How Does an Attorney Offer a Settlement to a Defendant

Your lawyer can take both formal and informal measures to settle your personal injury case. This process can take anywhere from a few weeks to a few years.
The majority of personal injury cases often reach a settlement before trial due to several advantages for both parties. Whether you are the injured person (also known as the plaintiff) or the at-fault party (the defendant), settlement can reap some benefits. This article will address when and how a lawyer will likely negotiate a settlement on behalf of a client.

When Do Personal Injury Settlement Talks Start?

Settlement talks mostly begin before your lawsuit process even starts. But a client and their lawyer may feel like they’ve got no choice but to take legal action when pre-litigation settlement breakdown.
Both the parties will seriously engage in settlement talks only if each side of the case feels comfortable with the evidence and the facts. This discussion on resolving the matter out of court will continue as your lawsuit proceeds. Remember, settlement talks can also intensify right before trial. But in most cases, serious settlement talks begin after each side completes its “discovery.”

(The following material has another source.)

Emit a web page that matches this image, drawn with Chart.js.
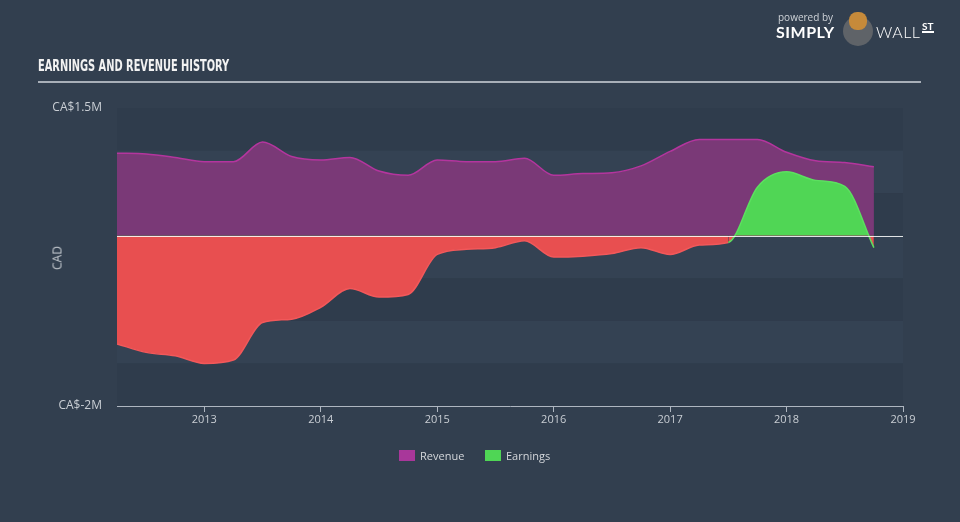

Who Negotiates a Settlement?

Each party’s lawyers typically lead settlement talks. But since an insurance provider is often the entity to write a check if the case settles or the plaintiff wins, the defendant’s insurance provider often gets involved in settlement talks.
No matter who engages in negotiations, the final say to accept or decline a settlement resides in the clients’ hands (defendant and plaintiff).
Note: It’s an ethical obligation of lawyers to present any settlement offer made by the defendant in front of their client.

Lawsuit Settlement Strategies

One of the key factors in a settlement is timing. There are many moments during a lawsuit where settlements become common.

First, the moment where settlement becomes common is the completion of discovery. Discovery is the litigation stage where both the parties have the opportunity to get crucial information from each other. In this phase, they also obtain potential evidence to prepare for their trial. They can extract information in the form of depositions and interrogations.

Second, settlements become common when the defendant’s motion for summary judgment. The defendant wins, and the case is over when the court grants the entire motion. However, the plaintiff can still file an appeal. On the other hand, if the court denies the entire motion, the trial goes in the civil suit. In other words, a motion for summary judgment is often the defendant’s last chance to avoid a trial. This is the time when the defendant can become most eager to settle the case.

Third, the case settles following the court rules on “motion in limine,” where the judge decides whether to include or exclude particular evidence at trial. An entire case might depend on this specific piece of evidence. The defendant becomes much more willing to settle if the judge allows the plaintiff to use the evidence.

Lastly, in some cases, you can also reach a settlement right after the trial verdict. This is because regardless of who wins, the losing side can always appeal. This would drain additional time and expense from the winning side. For example, if the plaintiff won, a defendant can appeal, thus extending the time it takes to receive money.